Return the material exactly, first line through the line containing "import pandas as pd", and nothing more. Pictures stay out.
___ Supplied information
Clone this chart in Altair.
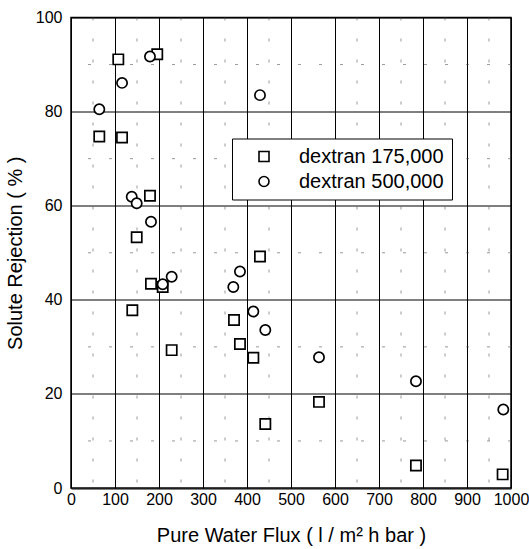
import altair as alt
import pandas as pd

# dextran 175,000 (squares)
sq_x = [107.5, 196, 64.3, 116, 179.5, 149.3, 181.8, 208.4, 139.4, 228.8, 429.5, 370.5, 384, 414.4, 563.6, 441.6, 784, 981]
sq_y = [91.1, 92.2, 74.7, 74.5, 62.1, 53.3, 43.4, 42.7, 37.8, 29.3, 49.2, 35.7, 30.6, 27.7, 18.3, 13.6, 4.8, 2.9]
# dextran 500,000 (circles)
ci_x = [179.5, 116, 64.3, 429.5, 138, 149.3, 181.8, 228.8, 208.4, 368.9, 384, 414.4, 441.6, 563.6, 784, 982.5]
ci_y = [91.7, 86.1, 80.5, 83.5, 61.9, 60.5, 56.6, 44.9, 43.3, 42.7, 46.0, 37.5, 33.6, 27.8, 22.7, 16.7]

series = ["dextran 175,000", "dextran 500,000"]
x_ticks = [0, 100, 200, 300, 400, 500, 600, 700, 800, 900, 1000]
y_ticks = [0, 20, 40, 60, 80, 100]
minor_x = [50, 150, 250, 350, 450, 650, 750, 850, 950]
minor_y = [10, 30, 50, 70, 90]

df = pd.DataFrame(
    {"flux": sq_x + ci_x,
     "rej": sq_y + ci_y,
     "series": [series[0]] * len(sq_x) + [series[1]] * len(ci_x)}
)

FONT = "Liberation Sans"
NARROW = "Liberation Sans Narrow, Liberation Sans"

xs = alt.Scale(domain=[0, 1000], nice=False)
ys = alt.Scale(domain=[0, 100], nice=False)

axis_common = dict(
    grid=True, gridColor="black", gridWidth=1, gridOpacity=1,
    ticks=False, domain=False, labelFlush=False,
    labelFont=NARROW, labelFontSize=16, labelColor="black",
    titleFont=FONT, titleFontSize=20, titleFontWeight="normal", titleColor="black",
)

minor_v = alt.Chart(pd.DataFrame({"v": minor_x})).mark_rule(
    color="#555", strokeWidth=1, strokeDash=[3, 18], opacity=0.6
).encode(x=alt.X("v:Q", scale=xs))
minor_h = alt.Chart(pd.DataFrame({"h": minor_y})).mark_rule(
    color="#555", strokeWidth=1, strokeDash=[3, 18], opacity=0.6
).encode(y=alt.Y("h:Q", scale=ys))

legend = alt.Legend(title=None, orient="none", legendX=161, legendY=121,
                    strokeColor="black", padding=8, fillColor="white",
                    labelFont=FONT, labelFontSize=20, labelColor="black",
                    symbolSize=100, symbolStrokeWidth=1.6, symbolFillColor="white",
                    symbolOffset=14, labelOffset=25, rowPadding=5)

points = alt.Chart(df).mark_point(
    filled=False, fill="white", fillOpacity=1, strokeWidth=1.7, size=105, opacity=1,
).encode(
    x=alt.X("flux:Q", scale=xs,
            axis=alt.Axis(values=x_ticks, format="d", title="Pure Water Flux ( l / m² h bar )",
                          labelPadding=3, titlePadding=18, **axis_common)),
    y=alt.Y("rej:Q", scale=ys,
            axis=alt.Axis(values=y_ticks, format="d", title="Solute Rejection ( % )",
                          labelPadding=9, titlePadding=10, **axis_common)),
    shape=alt.Shape("series:N",
                    scale=alt.Scale(domain=series, range=["square", "circle"]),
                    legend=legend),
    color=alt.Color("series:N",
                    scale=alt.Scale(domain=series, range=["black", "black"]),
                    legend=legend),
)

chart = (minor_v + minor_h + points).properties(
    width=440, height=470.5,
    autosize=alt.AutoSizeParams(type="none"),
    padding={"left": 71, "top": 17.5, "right": 18, "bottom": 61},
    background="white",
).configure_view(
    stroke="black", strokeWidth=1.5
)

chart.save("out.html", embed_options={"renderer": "svg", "actions": False})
______
- Expected output
Clone this chart in Altair.
import altair as alt
import pandas as pd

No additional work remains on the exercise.